* _DATA LINES_:
════

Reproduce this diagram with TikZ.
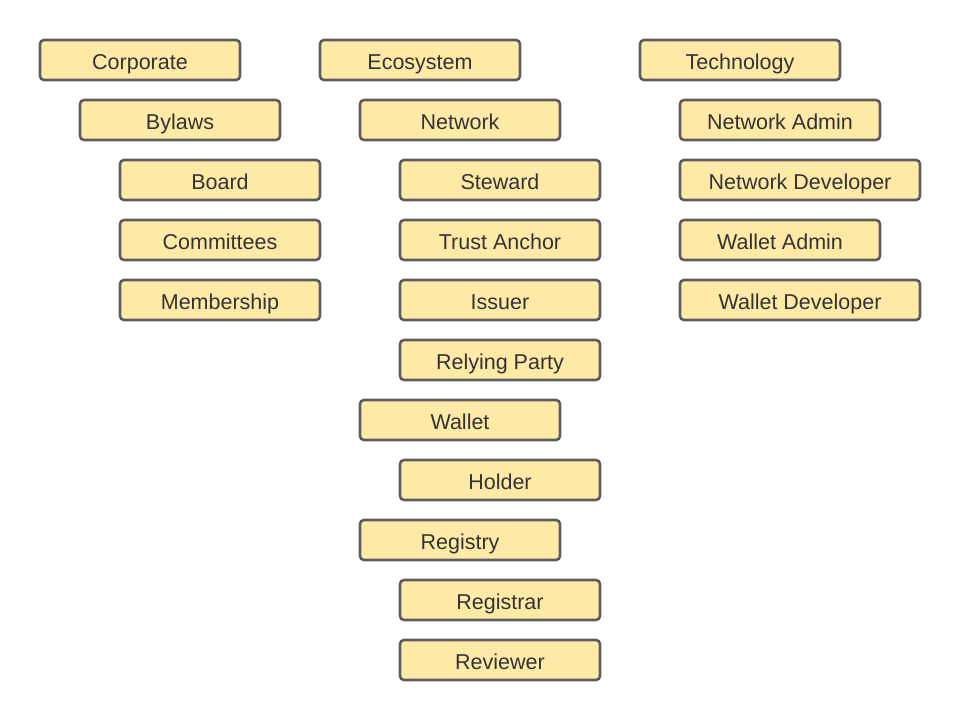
\documentclass[tikz,border=0pt]{standalone}
\usepackage{fontspec}
\setmainfont{Liberation Sans}
\definecolor{boxfill}{HTML}{FFE9A6}
\definecolor{boxline}{HTML}{5E5E5E}
\definecolor{boxtext}{HTML}{333333}
\tikzset{
  topic/.style={draw=boxline,fill=boxfill,line width=2.6pt,rounded corners=4pt,
    minimum width=200pt,minimum height=40pt,inner sep=0pt,text=boxtext,
    text height=19pt,text depth=0pt,font=\fontsize{21.5}{25}\selectfont},
  wide/.style={topic,minimum width=240pt}
}
\begin{document}
\begin{tikzpicture}[x=1pt,y=-1pt]
  \useasboundingbox (0,0) rectangle (960,720);
  % column 1
  \foreach \n/\x/\y/\t in {corporate/40/40/Corporate, bylaws/80/100/Bylaws,
      board/120/160/Board, committees/120/220/Committees, membership/120/280/Membership} {
    \node [topic] (\n) at (\x+100,\y+20) {\t};
  }
  % column 2
  \foreach \n/\x/\y/\t in {ecosystem/320/40/Ecosystem, network/360/100/Network,
      steward/400/160/Steward, trustanchor/400/220/Trust Anchor, issuer/400/280/Issuer,
      relyingparty/400/340/Relying Party, wallet/360/400/Wallet, holder/400/460/Holder,
      registry/360/520/Registry, registrar/400/580/Registrar, reviewer/400/640/Reviewer} {
    \node [topic] (\n) at (\x+100,\y+20) {\t};
  }
  % column 3
  \foreach \n/\x/\y/\t in {technology/640/40/Technology, netadmin/680/100/Network Admin,
      walletadmin/680/220/Wallet Admin} {
    \node [topic] (\n) at (\x+100,\y+20) {\t};
  }
  \foreach \n/\y/\t in {netdev/160/Network Developer, walletdev/280/Wallet Developer} {
    \node [wide] (\n) at (800,\y+20) {\t};
  }
\end{tikzpicture}
\end{document}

════

* _WRITTEN TASK_: Repeat the data in full and exactly. Omit pictures.

* _RESPONSE TO THE TASK_:
Reproduce this diagram with TikZ.
\documentclass[tikz,border=0pt]{standalone}
\usepackage{fontspec}
\setmainfont{Liberation Sans}
\definecolor{boxfill}{HTML}{FFE9A6}
\definecolor{boxline}{HTML}{5E5E5E}
\definecolor{boxtext}{HTML}{333333}
\tikzset{
  topic/.style={draw=boxline,fill=boxfill,line width=2.6pt,rounded corners=4pt,
    minimum width=200pt,minimum height=40pt,inner sep=0pt,text=boxtext,
    text height=19pt,text depth=0pt,font=\fontsize{21.5}{25}\selectfont},
  wide/.style={topic,minimum width=240pt}
}
\begin{document}
\begin{tikzpicture}[x=1pt,y=-1pt]
  \useasboundingbox (0,0) rectangle (960,720);
  % column 1
  \foreach \n/\x/\y/\t in {corporate/40/40/Corporate, bylaws/80/100/Bylaws,
      board/120/160/Board, committees/120/220/Committees, membership/120/280/Membership} {
    \node [topic] (\n) at (\x+100,\y+20) {\t};
  }
  % column 2
  \foreach \n/\x/\y/\t in {ecosystem/320/40/Ecosystem, network/360/100/Network,
      steward/400/160/Steward, trustanchor/400/220/Trust Anchor, issuer/400/280/Issuer,
      relyingparty/400/340/Relying Party, wallet/360/400/Wallet, holder/400/460/Holder,
      registry/360/520/Registry, registrar/400/580/Registrar, reviewer/400/640/Reviewer} {
    \node [topic] (\n) at (\x+100,\y+20) {\t};
  }
  % column 3
  \foreach \n/\x/\y/\t in {technology/640/40/Technology, netadmin/680/100/Network Admin,
      walletadmin/680/220/Wallet Admin} {
    \node [topic] (\n) at (\x+100,\y+20) {\t};
  }
  \foreach \n/\y/\t in {netdev/160/Network Developer, walletdev/280/Wallet Developer} {
    \node [wide] (\n) at (800,\y+20) {\t};
  }
\end{tikzpicture}
\end{document}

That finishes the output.